**Dataset content**

+++++

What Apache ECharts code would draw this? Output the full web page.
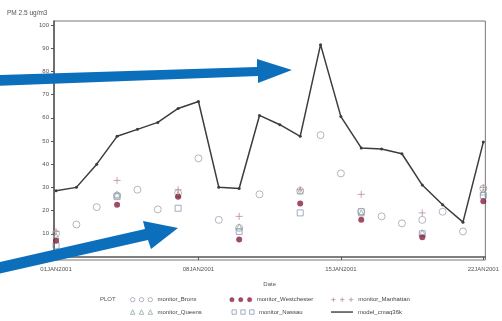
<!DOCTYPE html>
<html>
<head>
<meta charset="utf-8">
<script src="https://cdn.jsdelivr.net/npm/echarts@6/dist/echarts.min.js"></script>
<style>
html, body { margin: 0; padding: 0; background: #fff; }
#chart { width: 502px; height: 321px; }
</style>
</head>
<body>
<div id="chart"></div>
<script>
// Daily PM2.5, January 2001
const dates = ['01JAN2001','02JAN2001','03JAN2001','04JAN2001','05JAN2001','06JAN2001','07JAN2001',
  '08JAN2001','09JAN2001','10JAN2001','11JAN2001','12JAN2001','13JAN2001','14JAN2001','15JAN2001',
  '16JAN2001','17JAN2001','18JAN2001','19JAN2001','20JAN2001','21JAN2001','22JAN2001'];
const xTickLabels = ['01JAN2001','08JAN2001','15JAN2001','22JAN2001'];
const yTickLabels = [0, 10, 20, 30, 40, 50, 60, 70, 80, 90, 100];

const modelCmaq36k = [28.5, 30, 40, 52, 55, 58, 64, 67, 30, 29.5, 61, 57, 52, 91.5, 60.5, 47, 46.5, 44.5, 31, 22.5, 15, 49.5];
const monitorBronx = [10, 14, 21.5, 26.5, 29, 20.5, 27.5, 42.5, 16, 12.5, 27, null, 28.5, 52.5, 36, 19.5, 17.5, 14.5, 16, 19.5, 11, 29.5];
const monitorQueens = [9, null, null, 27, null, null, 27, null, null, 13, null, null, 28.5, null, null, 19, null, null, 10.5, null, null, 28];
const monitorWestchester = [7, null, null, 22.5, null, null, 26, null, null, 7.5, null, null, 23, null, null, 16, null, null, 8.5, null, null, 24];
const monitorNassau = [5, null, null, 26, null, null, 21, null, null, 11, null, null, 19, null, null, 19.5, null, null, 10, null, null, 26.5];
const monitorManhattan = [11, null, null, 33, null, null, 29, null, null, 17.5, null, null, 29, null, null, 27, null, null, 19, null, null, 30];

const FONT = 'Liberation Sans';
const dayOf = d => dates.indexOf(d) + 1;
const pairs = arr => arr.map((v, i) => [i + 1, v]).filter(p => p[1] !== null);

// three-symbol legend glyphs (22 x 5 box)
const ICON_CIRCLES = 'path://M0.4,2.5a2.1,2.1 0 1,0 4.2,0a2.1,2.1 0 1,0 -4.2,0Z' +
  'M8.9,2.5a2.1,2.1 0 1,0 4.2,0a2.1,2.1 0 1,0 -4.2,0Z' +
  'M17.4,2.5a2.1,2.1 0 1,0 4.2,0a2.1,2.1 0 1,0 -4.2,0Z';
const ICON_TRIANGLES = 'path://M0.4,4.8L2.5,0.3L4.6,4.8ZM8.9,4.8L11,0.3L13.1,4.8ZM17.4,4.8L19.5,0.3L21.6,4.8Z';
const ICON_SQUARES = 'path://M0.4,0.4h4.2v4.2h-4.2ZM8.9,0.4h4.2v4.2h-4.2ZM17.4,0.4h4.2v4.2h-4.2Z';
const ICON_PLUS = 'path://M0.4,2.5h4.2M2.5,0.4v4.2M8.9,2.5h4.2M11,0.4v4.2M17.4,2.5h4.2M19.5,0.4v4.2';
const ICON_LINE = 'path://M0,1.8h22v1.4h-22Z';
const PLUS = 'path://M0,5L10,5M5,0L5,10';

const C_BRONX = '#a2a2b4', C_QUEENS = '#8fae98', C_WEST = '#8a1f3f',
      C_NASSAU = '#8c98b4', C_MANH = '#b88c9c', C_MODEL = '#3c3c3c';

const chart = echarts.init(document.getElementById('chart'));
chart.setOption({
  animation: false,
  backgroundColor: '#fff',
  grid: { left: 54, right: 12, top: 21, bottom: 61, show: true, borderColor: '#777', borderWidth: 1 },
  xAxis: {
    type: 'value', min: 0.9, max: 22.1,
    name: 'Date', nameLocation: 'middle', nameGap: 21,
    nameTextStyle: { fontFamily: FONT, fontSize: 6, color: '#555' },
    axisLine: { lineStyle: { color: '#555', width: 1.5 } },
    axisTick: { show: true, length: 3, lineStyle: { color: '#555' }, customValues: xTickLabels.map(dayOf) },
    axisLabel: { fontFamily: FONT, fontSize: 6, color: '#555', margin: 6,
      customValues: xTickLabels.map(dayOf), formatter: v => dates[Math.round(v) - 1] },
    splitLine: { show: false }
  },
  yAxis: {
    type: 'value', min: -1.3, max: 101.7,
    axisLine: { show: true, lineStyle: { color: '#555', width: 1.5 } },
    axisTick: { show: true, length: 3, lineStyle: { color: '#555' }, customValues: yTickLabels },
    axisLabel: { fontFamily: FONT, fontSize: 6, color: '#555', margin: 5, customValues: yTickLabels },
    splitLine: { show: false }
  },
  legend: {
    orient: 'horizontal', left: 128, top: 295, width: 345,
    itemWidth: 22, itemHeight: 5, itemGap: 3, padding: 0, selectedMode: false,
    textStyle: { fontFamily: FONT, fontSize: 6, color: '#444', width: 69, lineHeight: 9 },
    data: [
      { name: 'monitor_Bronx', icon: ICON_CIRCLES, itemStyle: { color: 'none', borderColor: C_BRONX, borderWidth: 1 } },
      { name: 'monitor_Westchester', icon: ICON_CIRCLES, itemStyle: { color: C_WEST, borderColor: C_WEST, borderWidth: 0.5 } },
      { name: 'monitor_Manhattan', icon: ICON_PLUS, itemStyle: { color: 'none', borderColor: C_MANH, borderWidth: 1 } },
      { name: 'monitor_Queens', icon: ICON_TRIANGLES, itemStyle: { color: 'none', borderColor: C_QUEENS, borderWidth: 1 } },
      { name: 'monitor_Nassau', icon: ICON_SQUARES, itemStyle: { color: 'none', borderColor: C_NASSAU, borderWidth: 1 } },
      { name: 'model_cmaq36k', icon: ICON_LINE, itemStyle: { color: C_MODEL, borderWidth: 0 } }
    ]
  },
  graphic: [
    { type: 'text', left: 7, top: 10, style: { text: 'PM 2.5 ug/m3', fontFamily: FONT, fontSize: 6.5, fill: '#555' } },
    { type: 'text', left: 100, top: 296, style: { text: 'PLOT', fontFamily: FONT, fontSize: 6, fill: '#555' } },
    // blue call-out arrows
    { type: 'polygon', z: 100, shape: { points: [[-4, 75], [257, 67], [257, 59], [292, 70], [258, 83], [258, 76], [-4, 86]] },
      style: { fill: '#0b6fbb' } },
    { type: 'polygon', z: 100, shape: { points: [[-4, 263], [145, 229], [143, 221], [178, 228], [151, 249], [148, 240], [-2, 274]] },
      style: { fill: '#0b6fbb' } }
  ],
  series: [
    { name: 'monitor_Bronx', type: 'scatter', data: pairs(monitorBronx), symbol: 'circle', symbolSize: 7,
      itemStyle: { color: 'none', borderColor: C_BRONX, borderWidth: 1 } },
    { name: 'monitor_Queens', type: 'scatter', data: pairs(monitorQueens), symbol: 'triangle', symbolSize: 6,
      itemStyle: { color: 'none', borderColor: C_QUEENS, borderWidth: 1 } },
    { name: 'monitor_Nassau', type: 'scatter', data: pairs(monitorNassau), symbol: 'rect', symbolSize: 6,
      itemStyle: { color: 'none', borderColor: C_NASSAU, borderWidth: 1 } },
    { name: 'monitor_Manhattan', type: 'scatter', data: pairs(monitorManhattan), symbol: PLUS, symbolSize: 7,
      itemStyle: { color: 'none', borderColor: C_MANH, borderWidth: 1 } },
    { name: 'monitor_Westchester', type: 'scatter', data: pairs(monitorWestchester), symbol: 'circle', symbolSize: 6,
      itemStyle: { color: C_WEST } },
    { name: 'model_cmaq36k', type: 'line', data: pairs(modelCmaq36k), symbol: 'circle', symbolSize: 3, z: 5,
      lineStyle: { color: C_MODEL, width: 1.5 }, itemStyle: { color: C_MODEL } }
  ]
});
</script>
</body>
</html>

+++++

**Given problem**
Copy nothing but the lines from the top of the data down to the line containing "80, 90, 100];", and leave the pictures out.

**Answer below**
What Apache ECharts code would draw this? Output the full web page.
<!DOCTYPE html>
<html>
<head>
<meta charset="utf-8">
<script src="https://cdn.jsdelivr.net/npm/echarts@6/dist/echarts.min.js"></script>
<style>
html, body { margin: 0; padding: 0; background: #fff; }
#chart { width: 502px; height: 321px; }
</style>
</head>
<body>
<div id="chart"></div>
<script>
// Daily PM2.5, January 2001
const dates = ['01JAN2001','02JAN2001','03JAN2001','04JAN2001','05JAN2001','06JAN2001','07JAN2001',
  '08JAN2001','09JAN2001','10JAN2001','11JAN2001','12JAN2001','13JAN2001','14JAN2001','15JAN2001',
  '16JAN2001','17JAN2001','18JAN2001','19JAN2001','20JAN2001','21JAN2001','22JAN2001'];
const xTickLabels = ['01JAN2001','08JAN2001','15JAN2001','22JAN2001'];
const yTickLabels = [0, 10, 20, 30, 40, 50, 60, 70, 80, 90, 100];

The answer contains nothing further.